WASHINGTON (AP) – The nation’s most comprehensive survey of housing, demographic and socio-economic data was saved Friday when congressional budget negotiators rejected a plan to cut the Census Bureau’s spending plan.

The joint House-Senate committee approved an $812 million Census budget for the 2006 budget year, a $68 million increase over 2005, said John Scofield, spokesman for the House Appropriations Committee.

The increase saves the American Community Survey, which is being phased in to replace the long-form questionnaire on the 10-year Census.

“I am glad the Congress wants to keep the nation going with the most up-to-date and accurate information possible,” said Rep. Carolyn Maloney, a New York Democrat.
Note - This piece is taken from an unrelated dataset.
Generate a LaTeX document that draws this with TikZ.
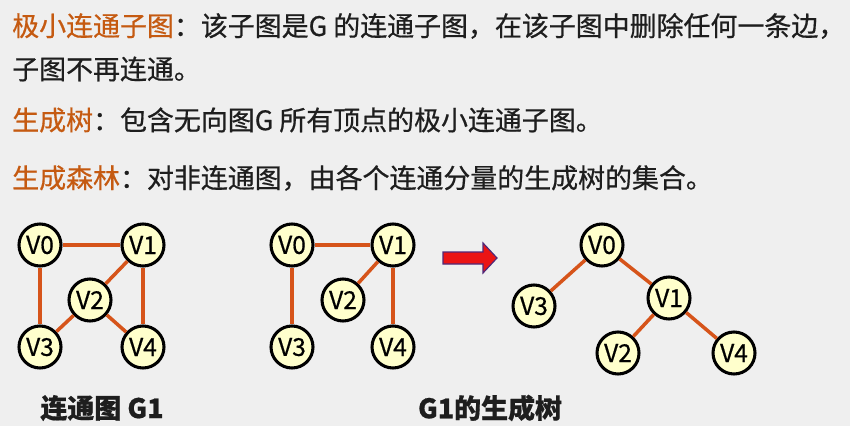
\documentclass[tikz,border=0pt]{standalone}
\usepackage{fontspec}
\usepackage{xcolor}
\usepackage{tikz}
\setmainfont{Noto Sans CJK SC}
\newfontfamily\cjk[FakeBold=0.6]{Noto Sans CJK SC}
\definecolor{bgc}{RGB}{239,239,239}
\definecolor{termc}{RGB}{197,90,17}
\definecolor{edgec}{RGB}{214,84,26}
\definecolor{vfill}{RGB}{255,255,204}
\definecolor{txtc}{RGB}{30,30,30}
\definecolor{arrfill}{RGB}{235,20,20}
\definecolor{arrline}{RGB}{80,40,120}

\begin{document}
\begin{tikzpicture}[
  x=0.03cm, y=-0.03cm,
  vtx/.style    = {circle, draw=black, line width=2.6pt, fill=vfill,
                   minimum size=1.26cm, inner sep=0pt,
                   font=\cjk\fontsize{21}{21}\selectfont},
  conn/.style   = {draw=edgec, line width=3pt},
  deftxt/.style = {anchor=west, inner sep=0pt, text=txtc,
                   font=\cjk\fontsize{23}{23}\selectfont},
  gcap/.style   = {inner sep=0pt, text=txtc,
                   font=\cjk\bfseries\fontsize{23}{23}\selectfont},
  bigarr/.style = {fill=arrfill, draw=arrline, line width=1pt,
                   line join=miter}
]
\path[use as bounding box, fill=bgc] (0,0) rectangle (850,426);

%%% ---- DEFINITIONS (top) ----
\node[deftxt] (def1)  at (12,26)  {\textcolor{termc}{极小连通子图}：该子图是G 的连通子图，在该子图中删除任何一条边，};
\node[deftxt] (def1b) at (12,69)  {子图不再连通。};
\node[deftxt] (def2)  at (12,120) {\textcolor{termc}{生成树}：包含无向图G 所有顶点的极小连通子图。};
\node[deftxt] (def3)  at (12,178) {\textcolor{termc}{生成森林}：对非连通图，由各个连通分量的生成树的集合。};

%%% ---- CONNECTED GRAPH G1 ----
\node[vtx] (a0) at (40,245)  {V0};
\node[vtx] (a1) at (143,245) {V1};
\node[vtx] (a2) at (90,300)  {V2};
\node[vtx] (a3) at (40,347)  {V3};
\node[vtx] (a4) at (143,347) {V4};

\draw[conn] (a0) -- (a1);
\draw[conn] (a0) -- (a3);
\draw[conn] (a1) -- (a2);
\draw[conn] (a1) -- (a4);
\draw[conn] (a2) -- (a3);
\draw[conn] (a2) -- (a4);

\node[gcap] (capA) at (102,408) {连通图 G1};

%%% ---- SPANNING TREE OF G1 ----
\node[vtx] (b0) at (292,245) {V0};
\node[vtx] (b1) at (393,245) {V1};
\node[vtx] (b2) at (343,300) {V2};
\node[vtx] (b3) at (292,347) {V3};
\node[vtx] (b4) at (393,347) {V4};

\draw[conn] (b0) -- (b1);
\draw[conn] (b0) -- (b3);
\draw[conn] (b1) -- (b2);
\draw[conn] (b1) -- (b4);

\node[gcap] (capB) at (490,408) {G1的生成树};

% block arrow
\draw[bigarr] (443,252) -- (483,252) -- (483,243) -- (497,258)
  -- (483,273) -- (483,264) -- (443,264) -- cycle;

%%% ---- SAME TREE, REDRAWN ----
\node[vtx] (t0) at (602,245) {V0};
\node[vtx] (t3) at (534,306) {V3};
\node[vtx] (t1) at (669,298) {V1};
\node[vtx] (t2) at (618,353) {V2};
\node[vtx] (t4) at (734,353) {V4};

\draw[conn] (t0) -- (t3);
\draw[conn] (t0) -- (t1);
\draw[conn] (t1) -- (t2);
\draw[conn] (t1) -- (t4);
\end{tikzpicture}
\end{document}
Rep. Tom Davis, a Virginia Republican, said: “The American Community Survey is a valuable tool, one that should not be abandoned.”

The Census Bureau already has spent $700 million on the survey, which uses monthly interviews with 250,000 Americans to generate annual reports on housing, demographic and socio-economic conditions.

It would have cost an additional $1.3 billion to scrap the survey and retool the 2010 Census to include a long form questionnaire similar to the one used in the 2000 population count.

The Senate had approved a 2006 Census budget of $727 million, about $17 million less than 2005. The House had allocated $812 million, and the joint committee agreed on Friday.

The Bush Administration has pushed to save the survey, requesting $877 million for the agency.

Business leaders, demographers and the past three directors of the Census Bureau led a lobbying effort to save funding for the Census Bureau.

Census Bureau officials declined to comment Friday, pending final approval by Congress.

Scofield said the House is expected to vote on the bill Tuesday or Wednesday. The Senate is expected to follow suit, sending it to President Bush by the end of next week.

The Census budget is part of a larger spending bill for the departments of Commerce and Justice.